━━━━━ Data block ━━━━━

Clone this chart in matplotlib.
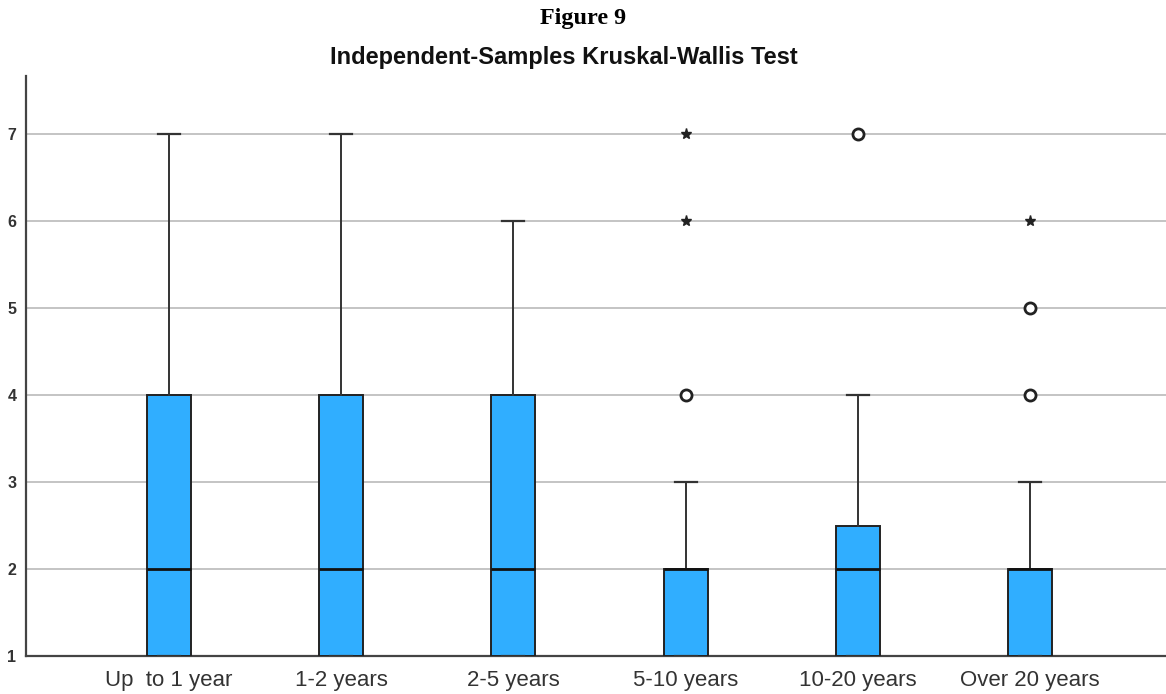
import matplotlib
matplotlib.use("Agg")
import matplotlib.pyplot as plt

# Groups by years of experience
categories = ["Up  to 1 year", "1-2 years", "2-5 years", "5-10 years", "10-20 years", "Over 20 years"]
q1_vals = [1, 1, 1, 1, 1, 1]
median_vals = [2, 2, 2, 2, 2, 2]
q3_vals = [4, 4, 4, 2, 2.5, 2]
whisker_low = [1, 1, 1, 1, 1, 1]
whisker_high = [7, 7, 6, 3, 4, 3]
# mild outliers (circles) and extreme values (stars)
outliers = [[], [], [], [4], [7], [4, 5]]
extremes = [[], [], [], [6, 7], [], [6]]
y_ticks = [1, 2, 3, 4, 5, 6, 7]

box_color = "#30aeff"
line_color = "#333333"

fig = plt.figure(figsize=(11.66, 6.94), dpi=100)
ax = fig.add_axes([0.0223, 0.0548, 0.9777, 0.8357])

stats = []
for i, name in enumerate(categories):
    stats.append(dict(label=name, q1=q1_vals[i], med=median_vals[i], q3=q3_vals[i],
                      whislo=whisker_low[i], whishi=whisker_high[i], fliers=[]))

positions = list(range(len(categories)))
ax.bxp(stats, positions=positions, widths=0.255, patch_artist=True, showfliers=False,
       boxprops=dict(facecolor=box_color, edgecolor="#222222", linewidth=1.4),
       medianprops=dict(color="#111111", linewidth=2.0),
       whiskerprops=dict(color=line_color, linewidth=1.4),
       capprops=dict(color=line_color, linewidth=1.6),
       capwidths=0.128, zorder=3)

for i in positions:
    if outliers[i]:
        ax.plot([i] * len(outliers[i]), outliers[i], linestyle="none", marker="o",
                markersize=8, markerfacecolor="white", markeredgecolor="#222222",
                markeredgewidth=2.0, zorder=4)
    if extremes[i]:
        ax.plot([i] * len(extremes[i]), extremes[i], linestyle="none", marker="*",
                markersize=8, color="#222222", zorder=4)

ax.set_xlim(-0.83, 5.79)
ax.set_ylim(1, 7.67)
ax.set_yticks(y_ticks)
ax.set_yticklabels([str(v) for v in y_ticks], fontsize=11.5, fontweight="bold",
                   color="#333333", family="Liberation Sans")
ax.set_xticks(positions)
ax.set_xticklabels(categories, fontsize=16, color="#333333", family="Liberation Sans")
ax.tick_params(axis="both", length=0)
ax.tick_params(axis="y", pad=7)
ax.tick_params(axis="x", pad=10)

ax.yaxis.grid(True, color="#c4c4c4", linewidth=1.4, zorder=0)
ax.set_axisbelow(True)
for side in ("top", "right"):
    ax.spines[side].set_visible(False)
for side in ("left", "bottom"):
    ax.spines[side].set_color("#444444")
    ax.spines[side].set_linewidth(1.6)

fig.text(0.5, 0.973, "Figure 9", ha="center", va="center", fontsize=17.4,
         fontweight="bold", family="Liberation Serif", color="black")
fig.text(0.4837, 0.917, "Independent-Samples Kruskal-Wallis Test", ha="center", va="center",
         fontsize=17, fontweight="bold", family="Liberation Sans", color="#111111")

fig.savefig("out.png", dpi=100)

━━━━━

- _Prompt_
Restate the material word for word from its first line through the line containing "capwidths=0.128, zorder=3)", both included; the pictures do not belong in it.

- _Output for this task_
Clone this chart in matplotlib.
import matplotlib
matplotlib.use("Agg")
import matplotlib.pyplot as plt

# Groups by years of experience
categories = ["Up  to 1 year", "1-2 years", "2-5 years", "5-10 years", "10-20 years", "Over 20 years"]
q1_vals = [1, 1, 1, 1, 1, 1]
median_vals = [2, 2, 2, 2, 2, 2]
q3_vals = [4, 4, 4, 2, 2.5, 2]
whisker_low = [1, 1, 1, 1, 1, 1]
whisker_high = [7, 7, 6, 3, 4, 3]
# mild outliers (circles) and extreme values (stars)
outliers = [[], [], [], [4], [7], [4, 5]]
extremes = [[], [], [], [6, 7], [], [6]]
y_ticks = [1, 2, 3, 4, 5, 6, 7]

box_color = "#30aeff"
line_color = "#333333"

fig = plt.figure(figsize=(11.66, 6.94), dpi=100)
ax = fig.add_axes([0.0223, 0.0548, 0.9777, 0.8357])

stats = []
for i, name in enumerate(categories):
    stats.append(dict(label=name, q1=q1_vals[i], med=median_vals[i], q3=q3_vals[i],
                      whislo=whisker_low[i], whishi=whisker_high[i], fliers=[]))

positions = list(range(len(categories)))
ax.bxp(stats, positions=positions, widths=0.255, patch_artist=True, showfliers=False,
       boxprops=dict(facecolor=box_color, edgecolor="#222222", linewidth=1.4),
       medianprops=dict(color="#111111", linewidth=2.0),
       whiskerprops=dict(color=line_color, linewidth=1.4),
       capprops=dict(color=line_color, linewidth=1.6),
       capwidths=0.128, zorder=3)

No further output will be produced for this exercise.